> **Problem**
Print exactly the part opening with the line containing "Clone this chart in seaborn and matplotlib." and closing with the line containing "530, 565, 600, 635, 670, 705, 740, 775, 810, 845, 875]", with both of those lines included.

━━ Data excerpts

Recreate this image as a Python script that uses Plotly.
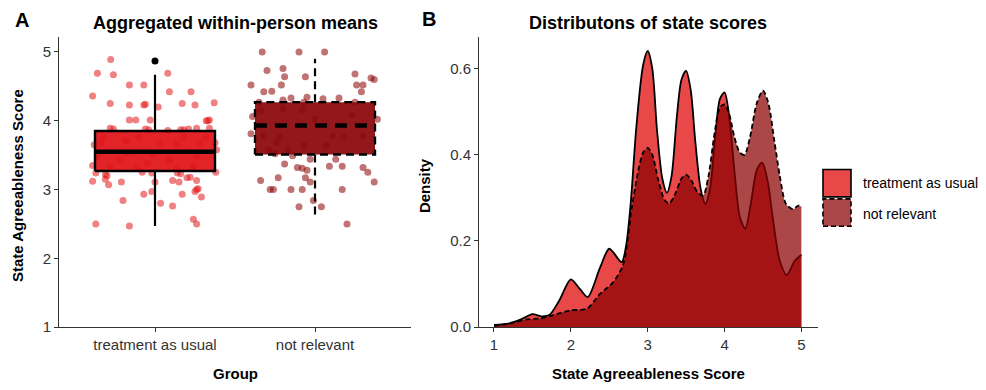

━━━━
━━ Data excerpts

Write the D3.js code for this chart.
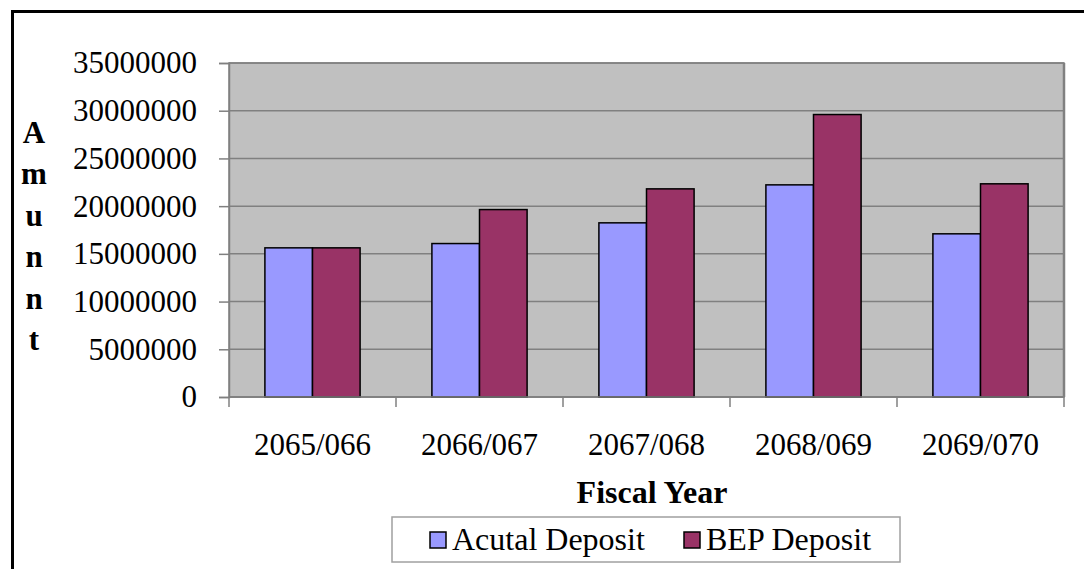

━━━━
━━ Data excerpts

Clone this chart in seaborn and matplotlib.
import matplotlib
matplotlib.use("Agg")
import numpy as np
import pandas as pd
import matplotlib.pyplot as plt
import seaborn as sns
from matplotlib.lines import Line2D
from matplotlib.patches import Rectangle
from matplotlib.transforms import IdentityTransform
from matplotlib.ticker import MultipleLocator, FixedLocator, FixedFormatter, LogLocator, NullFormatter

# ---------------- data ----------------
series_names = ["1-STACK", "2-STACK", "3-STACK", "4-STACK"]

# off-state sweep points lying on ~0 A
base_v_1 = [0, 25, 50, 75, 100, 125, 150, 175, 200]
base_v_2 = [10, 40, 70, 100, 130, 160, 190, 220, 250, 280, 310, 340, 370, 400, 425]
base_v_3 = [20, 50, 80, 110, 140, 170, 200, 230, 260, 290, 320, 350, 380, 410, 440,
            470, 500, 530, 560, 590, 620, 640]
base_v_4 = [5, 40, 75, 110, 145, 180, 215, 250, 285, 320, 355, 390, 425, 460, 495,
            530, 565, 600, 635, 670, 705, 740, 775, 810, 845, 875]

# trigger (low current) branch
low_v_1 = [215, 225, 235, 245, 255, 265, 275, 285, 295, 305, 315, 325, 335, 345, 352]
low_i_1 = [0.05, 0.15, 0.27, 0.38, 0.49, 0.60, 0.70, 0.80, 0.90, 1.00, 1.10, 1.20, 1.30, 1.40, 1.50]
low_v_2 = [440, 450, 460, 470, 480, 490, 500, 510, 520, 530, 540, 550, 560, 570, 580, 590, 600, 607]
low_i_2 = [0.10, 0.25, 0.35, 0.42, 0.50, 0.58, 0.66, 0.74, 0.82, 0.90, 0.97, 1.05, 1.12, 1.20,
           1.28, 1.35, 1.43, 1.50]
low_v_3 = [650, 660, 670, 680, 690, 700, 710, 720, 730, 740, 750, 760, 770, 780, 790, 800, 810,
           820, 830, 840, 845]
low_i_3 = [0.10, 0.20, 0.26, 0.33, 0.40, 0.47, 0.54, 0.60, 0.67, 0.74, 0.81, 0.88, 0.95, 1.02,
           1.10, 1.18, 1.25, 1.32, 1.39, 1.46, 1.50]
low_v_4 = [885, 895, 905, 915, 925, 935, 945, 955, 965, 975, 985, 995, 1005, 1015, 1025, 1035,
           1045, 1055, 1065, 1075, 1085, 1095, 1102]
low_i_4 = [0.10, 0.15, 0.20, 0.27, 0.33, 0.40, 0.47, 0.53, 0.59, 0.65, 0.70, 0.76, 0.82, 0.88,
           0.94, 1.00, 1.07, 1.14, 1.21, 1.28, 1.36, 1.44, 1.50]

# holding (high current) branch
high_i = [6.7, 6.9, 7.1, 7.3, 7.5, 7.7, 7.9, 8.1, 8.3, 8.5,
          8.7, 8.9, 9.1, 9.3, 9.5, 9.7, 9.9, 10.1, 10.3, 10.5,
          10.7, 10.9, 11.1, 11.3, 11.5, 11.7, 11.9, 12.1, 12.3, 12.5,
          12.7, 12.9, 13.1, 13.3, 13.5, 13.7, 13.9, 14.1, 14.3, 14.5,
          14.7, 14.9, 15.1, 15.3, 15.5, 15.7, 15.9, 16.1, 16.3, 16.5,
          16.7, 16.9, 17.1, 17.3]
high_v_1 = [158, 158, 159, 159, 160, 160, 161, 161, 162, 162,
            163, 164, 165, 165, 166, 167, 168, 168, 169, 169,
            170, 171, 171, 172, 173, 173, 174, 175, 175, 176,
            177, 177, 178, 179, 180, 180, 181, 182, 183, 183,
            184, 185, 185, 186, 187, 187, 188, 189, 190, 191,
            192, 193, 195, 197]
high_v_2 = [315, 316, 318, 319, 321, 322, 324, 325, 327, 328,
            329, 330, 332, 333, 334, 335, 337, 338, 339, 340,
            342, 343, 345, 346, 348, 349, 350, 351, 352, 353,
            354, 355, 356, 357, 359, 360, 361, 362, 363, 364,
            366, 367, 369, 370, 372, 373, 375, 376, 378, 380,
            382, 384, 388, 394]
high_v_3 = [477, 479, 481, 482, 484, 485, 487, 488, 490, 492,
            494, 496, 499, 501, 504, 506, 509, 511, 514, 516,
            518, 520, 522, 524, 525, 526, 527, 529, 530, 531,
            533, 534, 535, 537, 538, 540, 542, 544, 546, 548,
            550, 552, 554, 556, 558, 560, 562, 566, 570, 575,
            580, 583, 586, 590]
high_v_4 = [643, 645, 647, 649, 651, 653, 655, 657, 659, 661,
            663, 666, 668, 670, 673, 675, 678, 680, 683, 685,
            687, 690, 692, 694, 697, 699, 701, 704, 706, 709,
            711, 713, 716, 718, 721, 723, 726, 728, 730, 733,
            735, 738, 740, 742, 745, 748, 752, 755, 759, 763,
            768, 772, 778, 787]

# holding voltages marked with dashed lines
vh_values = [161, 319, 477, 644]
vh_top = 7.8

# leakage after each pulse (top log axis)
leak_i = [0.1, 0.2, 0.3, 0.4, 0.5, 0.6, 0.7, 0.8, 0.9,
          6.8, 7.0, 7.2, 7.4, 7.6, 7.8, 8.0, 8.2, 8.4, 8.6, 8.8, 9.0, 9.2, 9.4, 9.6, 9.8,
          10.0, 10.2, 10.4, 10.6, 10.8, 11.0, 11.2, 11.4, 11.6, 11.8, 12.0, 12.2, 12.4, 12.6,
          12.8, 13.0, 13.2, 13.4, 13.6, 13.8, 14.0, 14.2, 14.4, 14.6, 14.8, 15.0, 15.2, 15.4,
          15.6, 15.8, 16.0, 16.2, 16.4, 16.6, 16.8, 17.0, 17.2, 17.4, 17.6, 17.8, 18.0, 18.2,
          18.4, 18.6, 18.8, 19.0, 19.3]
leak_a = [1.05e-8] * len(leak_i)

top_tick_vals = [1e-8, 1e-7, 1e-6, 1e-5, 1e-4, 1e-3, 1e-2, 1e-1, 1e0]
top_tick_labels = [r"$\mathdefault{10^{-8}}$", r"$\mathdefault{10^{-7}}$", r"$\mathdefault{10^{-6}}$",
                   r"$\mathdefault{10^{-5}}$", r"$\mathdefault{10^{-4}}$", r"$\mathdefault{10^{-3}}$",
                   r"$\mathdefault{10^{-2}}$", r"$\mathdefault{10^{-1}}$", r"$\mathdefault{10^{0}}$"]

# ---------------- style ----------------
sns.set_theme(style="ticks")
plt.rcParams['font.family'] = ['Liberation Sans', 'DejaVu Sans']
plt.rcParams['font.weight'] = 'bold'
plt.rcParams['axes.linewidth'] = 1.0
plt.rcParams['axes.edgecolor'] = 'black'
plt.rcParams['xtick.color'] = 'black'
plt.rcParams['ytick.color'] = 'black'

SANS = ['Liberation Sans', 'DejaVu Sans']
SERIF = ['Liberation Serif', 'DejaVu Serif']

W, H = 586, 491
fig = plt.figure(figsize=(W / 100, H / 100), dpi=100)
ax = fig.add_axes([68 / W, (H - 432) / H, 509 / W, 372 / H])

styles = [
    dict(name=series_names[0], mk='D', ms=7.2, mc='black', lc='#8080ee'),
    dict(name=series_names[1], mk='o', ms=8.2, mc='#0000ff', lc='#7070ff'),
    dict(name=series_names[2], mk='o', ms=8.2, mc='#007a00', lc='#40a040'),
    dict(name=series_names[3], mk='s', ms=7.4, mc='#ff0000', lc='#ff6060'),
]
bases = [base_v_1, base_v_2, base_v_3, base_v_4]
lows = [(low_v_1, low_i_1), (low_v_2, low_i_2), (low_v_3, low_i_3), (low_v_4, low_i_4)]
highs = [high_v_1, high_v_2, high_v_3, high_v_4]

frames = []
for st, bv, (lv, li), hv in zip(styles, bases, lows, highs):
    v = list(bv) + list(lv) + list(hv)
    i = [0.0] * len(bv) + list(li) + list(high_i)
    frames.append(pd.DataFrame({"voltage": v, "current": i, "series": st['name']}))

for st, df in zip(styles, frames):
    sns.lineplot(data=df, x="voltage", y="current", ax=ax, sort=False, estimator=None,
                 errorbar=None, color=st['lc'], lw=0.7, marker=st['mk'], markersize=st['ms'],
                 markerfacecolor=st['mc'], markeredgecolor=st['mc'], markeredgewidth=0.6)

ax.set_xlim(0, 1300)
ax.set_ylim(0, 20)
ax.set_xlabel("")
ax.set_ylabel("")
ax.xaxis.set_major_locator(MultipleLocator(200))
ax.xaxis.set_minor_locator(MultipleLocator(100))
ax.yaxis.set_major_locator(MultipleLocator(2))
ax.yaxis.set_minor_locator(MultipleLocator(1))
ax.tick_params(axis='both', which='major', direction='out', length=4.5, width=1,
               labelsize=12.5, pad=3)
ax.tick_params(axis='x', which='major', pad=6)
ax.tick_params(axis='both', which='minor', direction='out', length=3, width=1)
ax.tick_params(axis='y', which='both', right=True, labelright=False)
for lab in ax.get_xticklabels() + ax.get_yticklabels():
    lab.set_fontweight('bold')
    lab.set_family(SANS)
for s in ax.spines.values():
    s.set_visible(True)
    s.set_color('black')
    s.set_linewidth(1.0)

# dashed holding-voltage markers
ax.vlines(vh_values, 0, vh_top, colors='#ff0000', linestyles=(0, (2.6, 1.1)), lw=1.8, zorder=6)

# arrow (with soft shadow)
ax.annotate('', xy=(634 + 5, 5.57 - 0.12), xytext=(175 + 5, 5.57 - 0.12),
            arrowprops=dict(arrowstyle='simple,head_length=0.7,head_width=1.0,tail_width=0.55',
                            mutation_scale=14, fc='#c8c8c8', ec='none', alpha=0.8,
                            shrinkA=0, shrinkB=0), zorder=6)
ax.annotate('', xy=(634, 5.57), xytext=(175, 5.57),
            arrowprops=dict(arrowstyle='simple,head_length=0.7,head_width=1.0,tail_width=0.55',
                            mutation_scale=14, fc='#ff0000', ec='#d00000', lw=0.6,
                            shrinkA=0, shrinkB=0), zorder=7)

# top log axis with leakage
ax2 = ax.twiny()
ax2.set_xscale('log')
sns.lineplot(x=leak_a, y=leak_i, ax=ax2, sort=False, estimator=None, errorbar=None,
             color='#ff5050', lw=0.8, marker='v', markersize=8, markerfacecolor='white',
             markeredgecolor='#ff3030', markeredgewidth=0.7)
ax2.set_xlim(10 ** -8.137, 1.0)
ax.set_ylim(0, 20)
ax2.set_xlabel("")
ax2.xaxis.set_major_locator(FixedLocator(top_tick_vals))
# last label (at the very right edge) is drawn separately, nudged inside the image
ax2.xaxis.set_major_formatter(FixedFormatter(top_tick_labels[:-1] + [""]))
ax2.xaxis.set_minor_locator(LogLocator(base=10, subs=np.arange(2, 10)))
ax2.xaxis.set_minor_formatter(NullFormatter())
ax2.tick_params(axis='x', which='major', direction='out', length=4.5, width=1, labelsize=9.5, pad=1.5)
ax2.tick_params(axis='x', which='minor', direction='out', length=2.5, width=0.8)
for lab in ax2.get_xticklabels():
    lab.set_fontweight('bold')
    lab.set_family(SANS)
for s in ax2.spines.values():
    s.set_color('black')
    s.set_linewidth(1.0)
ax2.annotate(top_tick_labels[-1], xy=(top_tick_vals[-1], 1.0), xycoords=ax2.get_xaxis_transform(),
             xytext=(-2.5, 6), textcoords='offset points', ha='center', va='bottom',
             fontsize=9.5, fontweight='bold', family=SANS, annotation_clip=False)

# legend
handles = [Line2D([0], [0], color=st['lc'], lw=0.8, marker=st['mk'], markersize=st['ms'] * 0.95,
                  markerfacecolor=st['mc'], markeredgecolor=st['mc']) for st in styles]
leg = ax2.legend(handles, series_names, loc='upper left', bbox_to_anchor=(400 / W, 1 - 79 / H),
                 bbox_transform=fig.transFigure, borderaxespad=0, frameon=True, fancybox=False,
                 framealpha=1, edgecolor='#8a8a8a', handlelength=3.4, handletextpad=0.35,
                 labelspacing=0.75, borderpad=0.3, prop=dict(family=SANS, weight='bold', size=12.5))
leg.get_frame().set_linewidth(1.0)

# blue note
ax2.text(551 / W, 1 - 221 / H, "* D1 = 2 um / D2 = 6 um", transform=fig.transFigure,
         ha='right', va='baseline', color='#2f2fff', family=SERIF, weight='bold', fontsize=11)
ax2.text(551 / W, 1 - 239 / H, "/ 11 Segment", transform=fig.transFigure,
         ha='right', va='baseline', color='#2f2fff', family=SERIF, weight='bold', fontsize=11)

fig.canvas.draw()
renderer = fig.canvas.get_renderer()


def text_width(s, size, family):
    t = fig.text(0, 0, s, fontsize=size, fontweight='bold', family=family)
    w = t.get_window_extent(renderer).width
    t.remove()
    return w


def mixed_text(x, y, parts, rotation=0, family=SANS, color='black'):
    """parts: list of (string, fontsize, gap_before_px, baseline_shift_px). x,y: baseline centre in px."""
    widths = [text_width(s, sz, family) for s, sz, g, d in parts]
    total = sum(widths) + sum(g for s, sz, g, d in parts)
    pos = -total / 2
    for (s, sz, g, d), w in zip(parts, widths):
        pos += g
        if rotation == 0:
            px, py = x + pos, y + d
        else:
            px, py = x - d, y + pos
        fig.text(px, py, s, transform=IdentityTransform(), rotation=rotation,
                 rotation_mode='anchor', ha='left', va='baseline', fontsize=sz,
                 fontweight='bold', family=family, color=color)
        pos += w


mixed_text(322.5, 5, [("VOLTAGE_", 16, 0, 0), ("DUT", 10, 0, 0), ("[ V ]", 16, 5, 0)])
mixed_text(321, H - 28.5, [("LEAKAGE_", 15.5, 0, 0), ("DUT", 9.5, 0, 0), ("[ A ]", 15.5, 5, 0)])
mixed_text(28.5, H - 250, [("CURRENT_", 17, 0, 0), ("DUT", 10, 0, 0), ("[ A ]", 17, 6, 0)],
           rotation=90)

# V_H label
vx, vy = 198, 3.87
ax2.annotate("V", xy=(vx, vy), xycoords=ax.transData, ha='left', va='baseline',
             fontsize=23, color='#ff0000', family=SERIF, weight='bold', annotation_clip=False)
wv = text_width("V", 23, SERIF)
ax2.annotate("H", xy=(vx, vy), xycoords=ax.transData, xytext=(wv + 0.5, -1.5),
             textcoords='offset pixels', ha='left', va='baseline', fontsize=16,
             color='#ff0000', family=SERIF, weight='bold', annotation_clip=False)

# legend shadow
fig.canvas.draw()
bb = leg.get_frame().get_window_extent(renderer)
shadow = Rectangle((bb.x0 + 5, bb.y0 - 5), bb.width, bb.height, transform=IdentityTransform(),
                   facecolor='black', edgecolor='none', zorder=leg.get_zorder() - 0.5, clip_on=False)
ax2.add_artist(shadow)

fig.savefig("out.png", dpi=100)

━━━━

> **Exercise response**
Clone this chart in seaborn and matplotlib.
import matplotlib
matplotlib.use("Agg")
import numpy as np
import pandas as pd
import matplotlib.pyplot as plt
import seaborn as sns
from matplotlib.lines import Line2D
from matplotlib.patches import Rectangle
from matplotlib.transforms import IdentityTransform
from matplotlib.ticker import MultipleLocator, FixedLocator, FixedFormatter, LogLocator, NullFormatter

# ---------------- data ----------------
series_names = ["1-STACK", "2-STACK", "3-STACK", "4-STACK"]

# off-state sweep points lying on ~0 A
base_v_1 = [0, 25, 50, 75, 100, 125, 150, 175, 200]
base_v_2 = [10, 40, 70, 100, 130, 160, 190, 220, 250, 280, 310, 340, 370, 400, 425]
base_v_3 = [20, 50, 80, 110, 140, 170, 200, 230, 260, 290, 320, 350, 380, 410, 440,
            470, 500, 530, 560, 590, 620, 640]
base_v_4 = [5, 40, 75, 110, 145, 180, 215, 250, 285, 320, 355, 390, 425, 460, 495,
            530, 565, 600, 635, 670, 705, 740, 775, 810, 845, 875]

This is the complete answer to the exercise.